There were a few different strategies for being successful on Saturday. Many people tried going left, and would occasionally pick up the lift from Fort Point. However the right side had the velocity, and most times it seemed like whomever went the farthest right, ended up winning the race.Additionally, with the current running right to left, it made it extremely difficult for some boats to make the starboard layline, with many having to throw in a few more tacks than expected.  

The racing was very close all day long,  Ken Deyett and Curtis Johnson took the first race by 20 boat lengths. They consistently played the right side all day, to great success. Race 2 would go to Matt Marston and Cheney Brand, a theme that would reoccur throughout the day. The aforementioned race 3 went to Veenland-Lee and Lyall. Mark Lindsay and Jim Watson had a great day, with only one finish out of the top five, and also winning race 5. But it was Marston and Brand with bullets in races 2, 4, 6 and 7 who walked away with the overall victory, coming in 13 points ahead of the next boat.  

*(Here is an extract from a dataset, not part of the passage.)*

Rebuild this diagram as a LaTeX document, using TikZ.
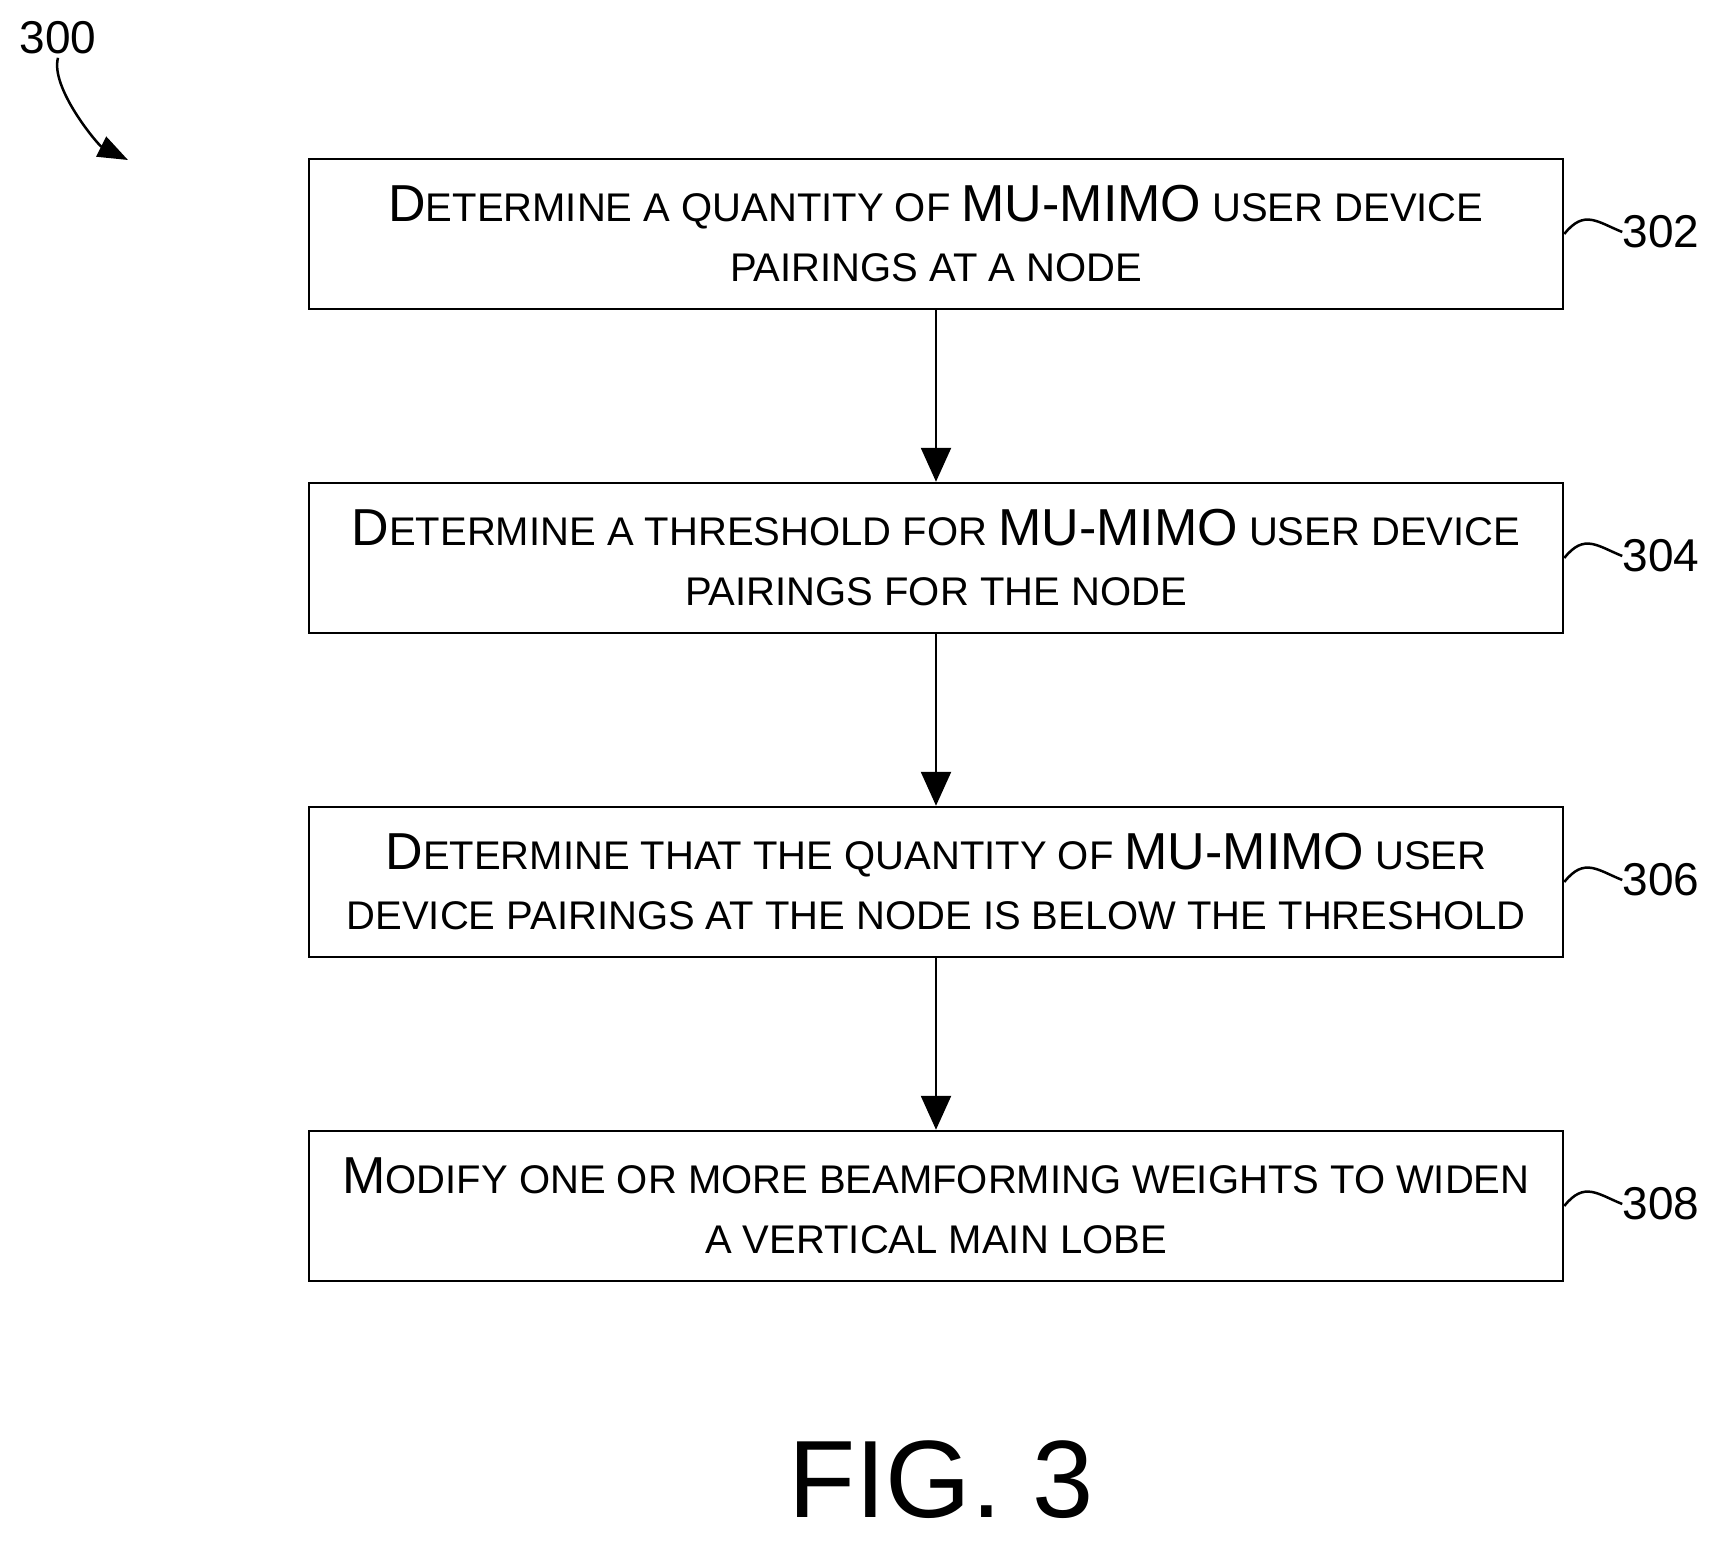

Heading into the day, Marston and Brand were second for the series, behind the three-headed-monster of Reade Everett, Matt Hebert, and Dana Robinson. But with only 15 points over 7 races on the last day, they pulled ahead to not only win the day, but also the series. Third place was also very close with John Pratt and Bob Coyle tied with Jen Bodde and Dylan Callahan at the start of the day. After 4 races the two boats were still tied, but two second place finishes in races 5 and 6 for Pratt/Coyle gave them the edge and the hardware. Make sure to check out all the scores on our website here, and congrats not only to our series winners, but also our top 5 finishers for Day 5 who were...

Matt Marston and Cheney Brand - 15 points

Mark Lindsay and Jim Watson - 28 points

Ken Deyett and Curtis Johnson - 32 points

John Pratt and Bob Coyle - 36 points

Anne Marije Veenland-Lee and Amanda Lyall - 43 points

Thanks to everyone who came out and raced, and to everyone for supporting this great season, and making this fleet what it is. If you haven't checked out our Facebook page in a while, check it out. There are some pretty cool things going on, including some video shorts from the races. Also a special thanks to Courageous rockstars Caitlyn Ridgley and Alexis Kelly for filling in on short notice and braving the elements this week. And finally, it has personally been a pleasure over the last 5 weeks to reacquaint with old friends, and to make new ones. From all of us here at Courageous Sailing we wish you all the best of the holidays and the new year. Since we are not sailing the next two Saturdays we look forward to seeing you back on the pier January 6th, 2018!